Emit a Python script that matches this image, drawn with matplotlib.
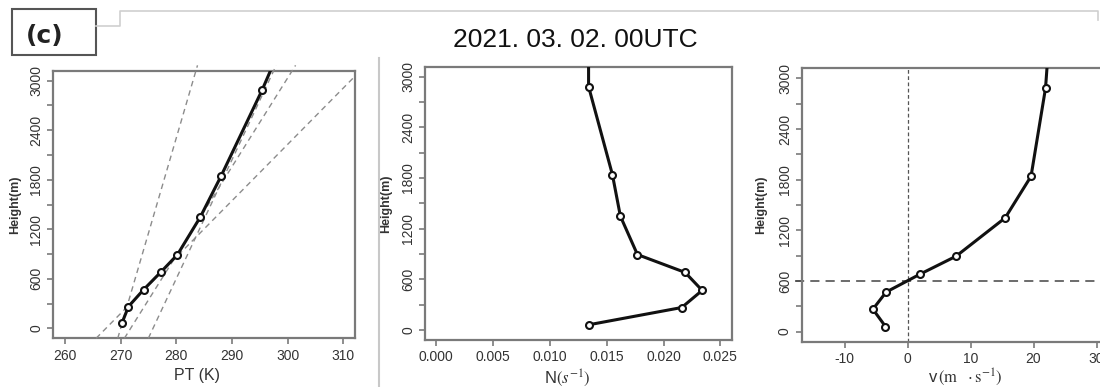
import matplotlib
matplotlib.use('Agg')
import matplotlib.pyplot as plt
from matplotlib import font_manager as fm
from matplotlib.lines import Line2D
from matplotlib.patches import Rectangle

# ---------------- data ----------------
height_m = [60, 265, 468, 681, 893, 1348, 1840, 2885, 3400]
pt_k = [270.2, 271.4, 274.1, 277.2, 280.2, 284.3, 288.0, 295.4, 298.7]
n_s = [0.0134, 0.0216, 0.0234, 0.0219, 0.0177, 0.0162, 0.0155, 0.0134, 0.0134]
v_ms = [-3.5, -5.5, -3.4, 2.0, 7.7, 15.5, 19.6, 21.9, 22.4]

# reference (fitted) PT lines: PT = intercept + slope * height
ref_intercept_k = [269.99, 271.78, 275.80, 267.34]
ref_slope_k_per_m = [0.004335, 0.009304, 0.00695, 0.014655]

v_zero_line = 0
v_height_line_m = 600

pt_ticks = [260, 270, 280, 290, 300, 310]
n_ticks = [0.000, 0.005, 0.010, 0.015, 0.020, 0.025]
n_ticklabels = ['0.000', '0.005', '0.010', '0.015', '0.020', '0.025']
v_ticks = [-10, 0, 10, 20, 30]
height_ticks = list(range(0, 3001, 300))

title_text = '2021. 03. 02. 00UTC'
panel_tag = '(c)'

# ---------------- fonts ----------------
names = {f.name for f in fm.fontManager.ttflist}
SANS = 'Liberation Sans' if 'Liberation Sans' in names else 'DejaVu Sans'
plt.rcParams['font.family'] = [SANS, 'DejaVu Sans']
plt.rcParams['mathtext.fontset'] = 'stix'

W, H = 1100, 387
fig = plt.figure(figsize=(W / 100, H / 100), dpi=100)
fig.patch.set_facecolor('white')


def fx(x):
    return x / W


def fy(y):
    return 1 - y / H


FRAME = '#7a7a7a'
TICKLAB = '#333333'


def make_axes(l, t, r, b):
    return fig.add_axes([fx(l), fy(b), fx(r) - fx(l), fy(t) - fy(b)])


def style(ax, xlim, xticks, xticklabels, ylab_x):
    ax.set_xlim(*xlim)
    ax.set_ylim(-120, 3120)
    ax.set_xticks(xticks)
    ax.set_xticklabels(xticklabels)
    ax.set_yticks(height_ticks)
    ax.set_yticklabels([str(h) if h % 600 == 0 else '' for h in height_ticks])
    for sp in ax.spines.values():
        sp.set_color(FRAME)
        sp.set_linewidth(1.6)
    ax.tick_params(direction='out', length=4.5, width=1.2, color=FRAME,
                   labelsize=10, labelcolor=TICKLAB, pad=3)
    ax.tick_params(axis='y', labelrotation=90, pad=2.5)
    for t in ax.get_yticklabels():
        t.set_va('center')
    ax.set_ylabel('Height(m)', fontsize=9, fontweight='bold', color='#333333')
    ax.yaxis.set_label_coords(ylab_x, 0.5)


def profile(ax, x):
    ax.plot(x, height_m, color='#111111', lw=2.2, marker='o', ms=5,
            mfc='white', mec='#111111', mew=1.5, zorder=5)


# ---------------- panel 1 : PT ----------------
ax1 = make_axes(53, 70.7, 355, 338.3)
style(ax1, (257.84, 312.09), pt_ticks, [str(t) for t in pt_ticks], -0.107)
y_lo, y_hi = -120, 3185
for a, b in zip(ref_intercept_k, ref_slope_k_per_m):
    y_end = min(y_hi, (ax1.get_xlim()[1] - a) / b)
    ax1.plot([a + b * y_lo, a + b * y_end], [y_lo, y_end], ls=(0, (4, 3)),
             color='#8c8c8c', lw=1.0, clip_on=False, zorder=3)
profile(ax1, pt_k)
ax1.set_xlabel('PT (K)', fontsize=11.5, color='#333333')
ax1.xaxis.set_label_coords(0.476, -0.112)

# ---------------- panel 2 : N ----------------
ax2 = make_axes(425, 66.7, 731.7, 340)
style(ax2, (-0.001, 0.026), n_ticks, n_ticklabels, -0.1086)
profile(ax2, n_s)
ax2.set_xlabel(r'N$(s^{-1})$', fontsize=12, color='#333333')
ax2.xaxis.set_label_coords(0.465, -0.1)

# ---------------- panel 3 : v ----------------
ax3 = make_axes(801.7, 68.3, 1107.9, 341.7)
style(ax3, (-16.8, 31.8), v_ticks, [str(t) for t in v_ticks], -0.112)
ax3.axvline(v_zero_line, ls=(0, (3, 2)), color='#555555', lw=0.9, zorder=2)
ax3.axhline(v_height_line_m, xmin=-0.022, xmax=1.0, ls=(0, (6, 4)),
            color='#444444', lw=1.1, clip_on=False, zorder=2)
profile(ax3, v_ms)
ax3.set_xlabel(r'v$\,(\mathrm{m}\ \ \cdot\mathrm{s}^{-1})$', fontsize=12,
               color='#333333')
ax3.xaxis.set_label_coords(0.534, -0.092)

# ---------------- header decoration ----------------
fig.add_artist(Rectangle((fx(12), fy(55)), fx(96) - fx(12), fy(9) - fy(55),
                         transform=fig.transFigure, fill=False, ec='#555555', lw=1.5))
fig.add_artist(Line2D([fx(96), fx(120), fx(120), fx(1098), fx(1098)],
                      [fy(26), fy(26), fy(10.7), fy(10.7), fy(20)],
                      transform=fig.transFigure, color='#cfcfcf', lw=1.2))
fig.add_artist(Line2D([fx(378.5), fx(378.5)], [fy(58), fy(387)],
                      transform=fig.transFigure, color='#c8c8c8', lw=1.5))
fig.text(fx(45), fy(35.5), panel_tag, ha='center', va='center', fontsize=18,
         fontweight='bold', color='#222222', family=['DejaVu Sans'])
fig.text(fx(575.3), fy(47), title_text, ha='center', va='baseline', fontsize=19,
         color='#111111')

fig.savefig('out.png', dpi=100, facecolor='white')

━━━━━━━━━━━━━━━━━━━━

What is required: Transcribe the whole listing, character for character, but not its images.

Finished exercise:
Emit a Python script that matches this image, drawn with matplotlib.
import matplotlib
matplotlib.use('Agg')
import matplotlib.pyplot as plt
from matplotlib import font_manager as fm
from matplotlib.lines import Line2D
from matplotlib.patches import Rectangle

# ---------------- data ----------------
height_m = [60, 265, 468, 681, 893, 1348, 1840, 2885, 3400]
pt_k = [270.2, 271.4, 274.1, 277.2, 280.2, 284.3, 288.0, 295.4, 298.7]
n_s = [0.0134, 0.0216, 0.0234, 0.0219, 0.0177, 0.0162, 0.0155, 0.0134, 0.0134]
v_ms = [-3.5, -5.5, -3.4, 2.0, 7.7, 15.5, 19.6, 21.9, 22.4]

# reference (fitted) PT lines: PT = intercept + slope * height
ref_intercept_k = [269.99, 271.78, 275.80, 267.34]
ref_slope_k_per_m = [0.004335, 0.009304, 0.00695, 0.014655]

v_zero_line = 0
v_height_line_m = 600

pt_ticks = [260, 270, 280, 290, 300, 310]
n_ticks = [0.000, 0.005, 0.010, 0.015, 0.020, 0.025]
n_ticklabels = ['0.000', '0.005', '0.010', '0.015', '0.020', '0.025']
v_ticks = [-10, 0, 10, 20, 30]
height_ticks = list(range(0, 3001, 300))

title_text = '2021. 03. 02. 00UTC'
panel_tag = '(c)'

# ---------------- fonts ----------------
names = {f.name for f in fm.fontManager.ttflist}
SANS = 'Liberation Sans' if 'Liberation Sans' in names else 'DejaVu Sans'
plt.rcParams['font.family'] = [SANS, 'DejaVu Sans']
plt.rcParams['mathtext.fontset'] = 'stix'

W, H = 1100, 387
fig = plt.figure(figsize=(W / 100, H / 100), dpi=100)
fig.patch.set_facecolor('white')


def fx(x):
    return x / W


def fy(y):
    return 1 - y / H


FRAME = '#7a7a7a'
TICKLAB = '#333333'


def make_axes(l, t, r, b):
    return fig.add_axes([fx(l), fy(b), fx(r) - fx(l), fy(t) - fy(b)])


def style(ax, xlim, xticks, xticklabels, ylab_x):
    ax.set_xlim(*xlim)
    ax.set_ylim(-120, 3120)
    ax.set_xticks(xticks)
    ax.set_xticklabels(xticklabels)
    ax.set_yticks(height_ticks)
    ax.set_yticklabels([str(h) if h % 600 == 0 else '' for h in height_ticks])
    for sp in ax.spines.values():
        sp.set_color(FRAME)
        sp.set_linewidth(1.6)
    ax.tick_params(direction='out', length=4.5, width=1.2, color=FRAME,
                   labelsize=10, labelcolor=TICKLAB, pad=3)
    ax.tick_params(axis='y', labelrotation=90, pad=2.5)
    for t in ax.get_yticklabels():
        t.set_va('center')
    ax.set_ylabel('Height(m)', fontsize=9, fontweight='bold', color='#333333')
    ax.yaxis.set_label_coords(ylab_x, 0.5)


def profile(ax, x):
    ax.plot(x, height_m, color='#111111', lw=2.2, marker='o', ms=5,
            mfc='white', mec='#111111', mew=1.5, zorder=5)


# ---------------- panel 1 : PT ----------------
ax1 = make_axes(53, 70.7, 355, 338.3)
style(ax1, (257.84, 312.09), pt_ticks, [str(t) for t in pt_ticks], -0.107)
y_lo, y_hi = -120, 3185
for a, b in zip(ref_intercept_k, ref_slope_k_per_m):
    y_end = min(y_hi, (ax1.get_xlim()[1] - a) / b)
    ax1.plot([a + b * y_lo, a + b * y_end], [y_lo, y_end], ls=(0, (4, 3)),
             color='#8c8c8c', lw=1.0, clip_on=False, zorder=3)
profile(ax1, pt_k)
ax1.set_xlabel('PT (K)', fontsize=11.5, color='#333333')
ax1.xaxis.set_label_coords(0.476, -0.112)

# ---------------- panel 2 : N ----------------
ax2 = make_axes(425, 66.7, 731.7, 340)
style(ax2, (-0.001, 0.026), n_ticks, n_ticklabels, -0.1086)
profile(ax2, n_s)
ax2.set_xlabel(r'N$(s^{-1})$', fontsize=12, color='#333333')
ax2.xaxis.set_label_coords(0.465, -0.1)

# ---------------- panel 3 : v ----------------
ax3 = make_axes(801.7, 68.3, 1107.9, 341.7)
style(ax3, (-16.8, 31.8), v_ticks, [str(t) for t in v_ticks], -0.112)
ax3.axvline(v_zero_line, ls=(0, (3, 2)), color='#555555', lw=0.9, zorder=2)
ax3.axhline(v_height_line_m, xmin=-0.022, xmax=1.0, ls=(0, (6, 4)),
            color='#444444', lw=1.1, clip_on=False, zorder=2)
profile(ax3, v_ms)
ax3.set_xlabel(r'v$\,(\mathrm{m}\ \ \cdot\mathrm{s}^{-1})$', fontsize=12,
               color='#333333')
ax3.xaxis.set_label_coords(0.534, -0.092)

# ---------------- header decoration ----------------
fig.add_artist(Rectangle((fx(12), fy(55)), fx(96) - fx(12), fy(9) - fy(55),
                         transform=fig.transFigure, fill=False, ec='#555555', lw=1.5))
fig.add_artist(Line2D([fx(96), fx(120), fx(120), fx(1098), fx(1098)],
                      [fy(26), fy(26), fy(10.7), fy(10.7), fy(20)],
                      transform=fig.transFigure, color='#cfcfcf', lw=1.2))
fig.add_artist(Line2D([fx(378.5), fx(378.5)], [fy(58), fy(387)],
                      transform=fig.transFigure, color='#c8c8c8', lw=1.5))
fig.text(fx(45), fy(35.5), panel_tag, ha='center', va='center', fontsize=18,
         fontweight='bold', color='#222222', family=['DejaVu Sans'])
fig.text(fx(575.3), fy(47), title_text, ha='center', va='baseline', fontsize=19,
         color='#111111')

fig.savefig('out.png', dpi=100, facecolor='white')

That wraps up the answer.